Обсуждавшиеся проблемы можно условно разделить на две группы. Первая - вопросы, касающиеся ключевых аспектов якобинской диктатуры. Этот период революции традиционно привлекает советских историков. Уже в 20-е годы тематика исследований Французской революции отличалась своего рода якобиноцентризмом, сохранившимся и в последующие десятилетия. Якобинская диктатура определялась советскими авторами как революционно - демократическая[360], а якобинская «партия» либо как мелкобуржуазная[361], либо как «блок демократической (средней и низшей) буржуазии, крестьянства и городского плебейства»[362].
Пожалуй, впервые в нашей стране эти дефиниции были поставлены под сомнение в 1960-е годы ленинградским историком В. Г. Ревуненковым, оценившим якобинцев как «блок патриотической части крупной и средней буржуазии <...> и верхних, зажиточных слоев мелкой буржуазии»[363]. Работы В. Г. Ревуненкова вызвали в 1960 - 1970-е годы острую дискуссию[364], отзвуки которой слышны были и в выступлениях некоторых участников «круглого стола».
Точку зрения В. Г. Ревуненкова (к сожалению, сам Владимир Георгиевич не смог приехать в Москву для участия в «круглом столе») поддержал и развил член - корр. Н. Н. Болховитинов (ИВИ). По его мнению, «подлинным авангардом революции»[365] было плебейское, или санкюлотское, движение, выдвинувшее «наиболее передовую программу, которая была проникнута уравнительным эгалитарным духом». Якобинское правительство Н. Н. Болховитинов оценил как «диктатуру буржуазного типа». Основную часть своего выступления он посвятил критике «прочно утвердившейся» в советской историографии концепции, «однозначно прославлявшей революционный террор, якобинскую диктатуру и ее лидеров (Ж. П. Марата, М. Робеспьера, Л. А. Сен-Жюста) как рыцарей без страха и упрека». Именно вождям монтаньяров, и прежде всего М. Робеспьеру, предстояло, по словам Н. Н. Болховитинова, оказаться творцами «террористического режима, который унесет сотни и тысячи невинных человеческих жизней». Приводились также известные факты, свидетельствующие о направленности якобинского террора не только против контрреволюционеров, но и против «радикальных плебейских элементов». Отмечалось, что в годы революции жертвами террора стали отдельные деятели Просвещения, дожившие до того времени, другие же философы вынуждены были покинуть Францию. «Великие просветители мечтали о веке Разума, Справедливости и Закона. Вместо этого революция принесла беззаконие и террор».

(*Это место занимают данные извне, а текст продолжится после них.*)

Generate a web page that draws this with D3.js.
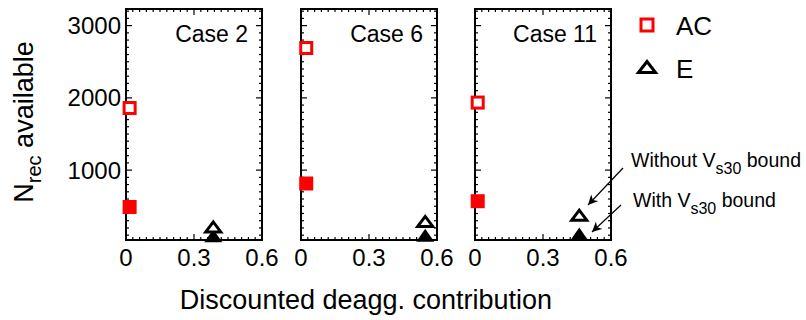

Близкую к этой оценку якобинской диктатуры высказал д. и. н. В. П. Смирнов (МГУ), подчеркнувший, что «якобинцы создали, по-видимому, впервые в истории, систему государственно - организованного массового террора». Но в отличие от предыдущего оратора он не проводил прямой неопосредованной связи между революционным правительством и каким-либо из классов французского общества, указав, что в период террора «созданная якобинцами государственная машина оторвалась от масс и обюрократилась».